The rumour mill concerning Casey Stoner’s V8 Supercar ambitions has been running in overdrive in recent months, but now the speculation is over – the recently retired two-time world MotoGP champion has inked a deal to drive in the 2013 Dunlop V8 Series, the development category for talent eyeing the ‘main game’ V8 Supercar Championship.
Stoner has signed on with Roland Dane’s Triple Eight Race Engineering to campaign a Red Bull Pirtek Commodore. The car and its livery is set to be revealed on February 27, just a couple of days before Stoner’s debut in Adelaide for the first of a seven-round series.
Stoner, who claimed the MotoGP title in 2007 and 2011, said he was very much looking forward to this next chapter of his racing career, and was pleased to have the backing of sponsors Red Bull and Pirtek.
“Red Bull has been a long-time supporter of mine and it’s great it will be a part of this next phase of my career, in partnership with Pirtek,” he said.
“I’m not promising we can deliver what Marcos (Ambrose – who claimed back-to-back V8 Supercar Championships in a Pirtek-sponsored car in 2003 and 2004) did before heading off to NASCAR, but we will be trying to learn and develop as quickly as we can and see what that brings.”

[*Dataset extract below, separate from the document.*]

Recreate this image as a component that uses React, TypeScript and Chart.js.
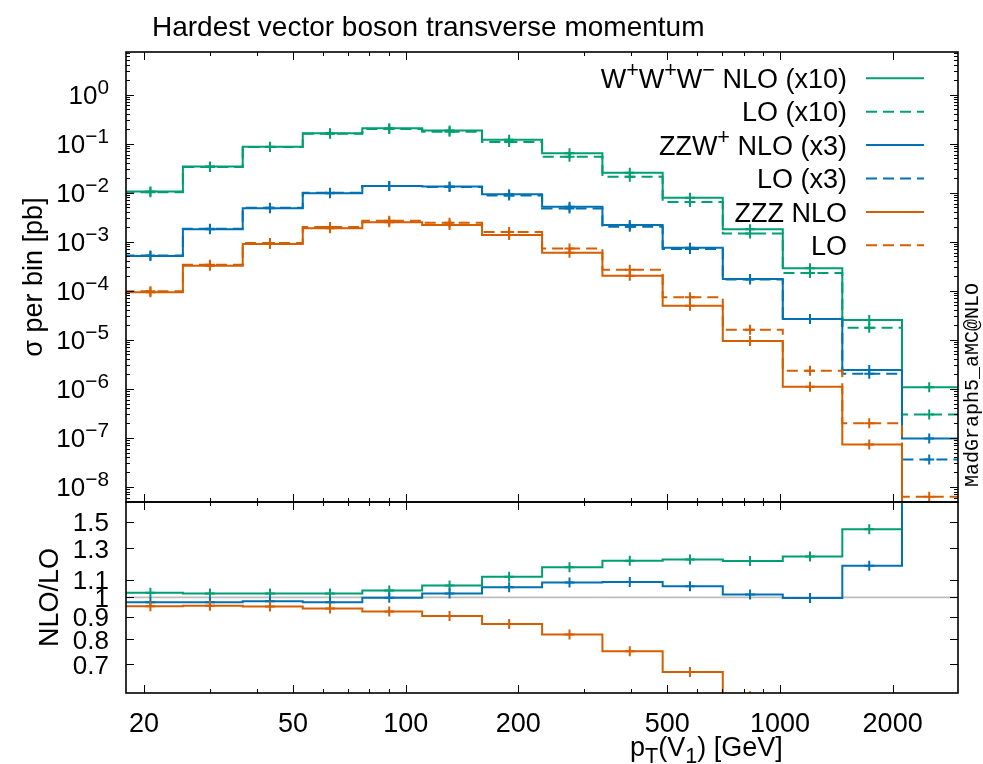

Dane said he was looking forward to monitoring Stoner’s progress. “Casey is the ultimate professional and I think everyone involved is looking forward to being a part of his transition from two wheels to four,” he said.
Stoner, who turned his back on a multi-million-dollar MotoGP contract and who says he’s dreamed of driving a V8 Supercar ever since he was a teenager, has made a one-year commitment to the Dunlop V8 Series to ‘test the waters’ of V8 competition, before making any longer-term plans.
Stoner completed his first test session with Triple Eight Engineering in 2011, and with his retirement from MotoGP at the end of 2012, his long association with Red Bull, and Pirtek’s return to V8 Supercars after an absence of some years, all the various pieces for a full-time V8 drive recently fell into place for the 27-year-old.